Even if you aren’t a Sex and the City fan and haven’t been following And Just Like That…, the revamped series that premiered on HBO Max in December, you still probably heard about that one scene. You know, the one with a big death that had real-world influence on the stock markets? The story doesn’t end there! Yes, this saga comes with a fairy-tale ending, with a little help from Ryan Reynolds.
[Spoiler alerts for the first episode of And Just Like That…]
First, about that scene: The new HBO Max series didn’t waste any time bringing the drama. Mr. Big, the illusive Fairy Tale love interest played by Chris Noth, died in the premiere episode in spectacular fashion. Riding his Peloton, Mr. Big had a heart attack, and that was that.

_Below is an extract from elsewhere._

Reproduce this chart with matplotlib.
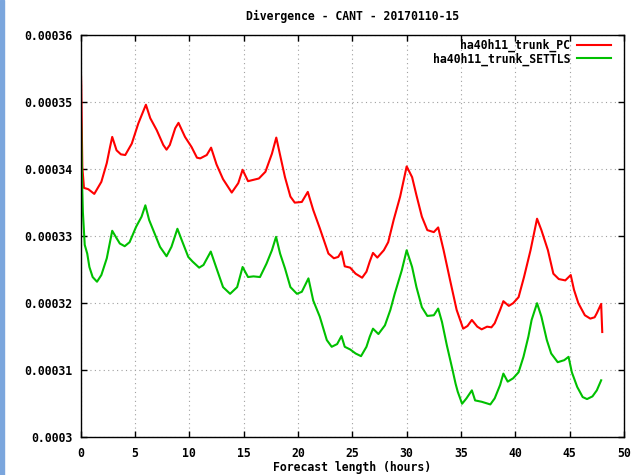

Fans were shocked. Mr. Big was a huge part of the story through all the original Sex and the City seasons, so to be killed off in the first episode wasn’t expected. Another thing that wasn’t expected was how Big’s death would influence the real world.
Peloton’s stock prices immediately dropped more than eleven percent. No one wants to buy the bike that kills people, right? Peloton’s response — no doubt after some closed door panicking among the execs — was brilliant. With the help of Ryan Reynolds, Peloton successfully pinpointed the real culprit of Mr. Big’s downfall: his lifestyle. Exercising on the Peloton, they added, “may have even helped delay his cardiac event.”

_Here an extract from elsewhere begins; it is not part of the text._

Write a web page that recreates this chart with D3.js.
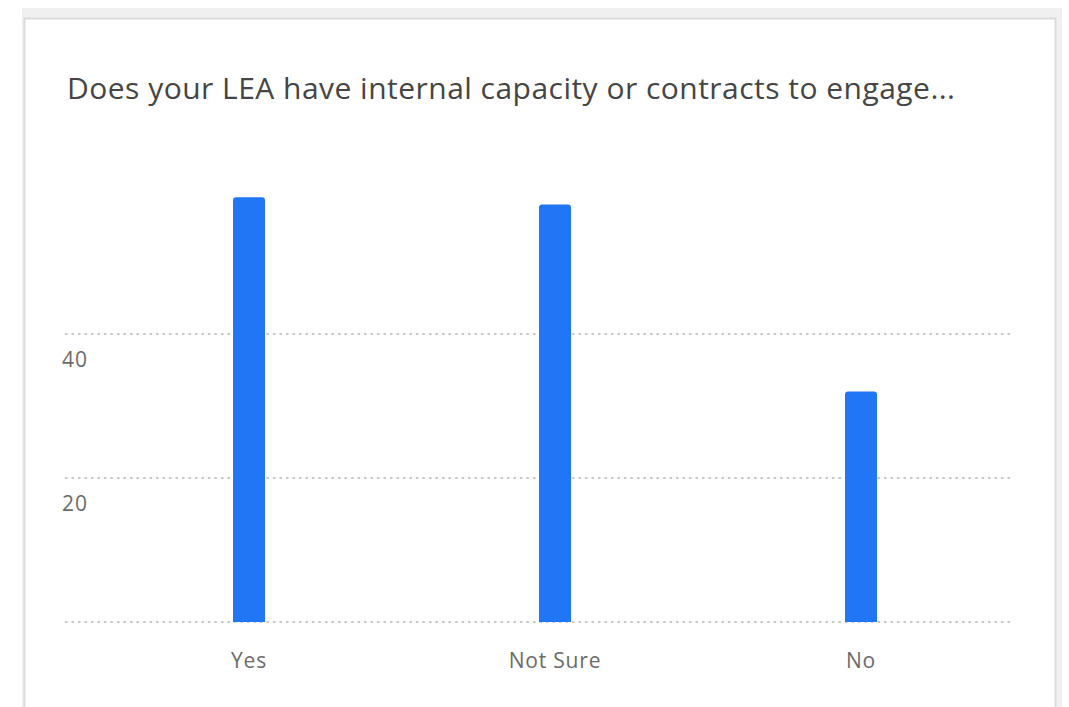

In this Peloton commercial, we see Chris Noth sitting on the couch in front of the fireplace with Peloton trainer Jess King (Jess was featured in the episode where Big died as the trainer he was following on while riding).
“To new beginnings,” they toast each other. “You look great,” Jess says to Chris. “I feel great. Shall we take another ride?” he jokes back. The innuendo is obvious, and then the camera pans out to show two Peloton bikes behind them.
Ryan Reynolds narrates: “And just like that… the world was reminded that regular cycling stimulates and improves your heart, lungs, and circulation, reducing your risk of cardiovascular diseases,” he says in the voiceover. “Cycling strengthens your heart muscles, lowers resting pulse, and reduces blood fat levels. He’s alive.”
In all honesty, Reynolds probably wasn’t a necessary cameo. The ad idea has Chris North, clever writing, and is true (exercise is good for the heart people!) But with Reynolds’ smarmy voiceover, it becomes a hilarious work of art — and one of this year’s most influential, must-watch ads.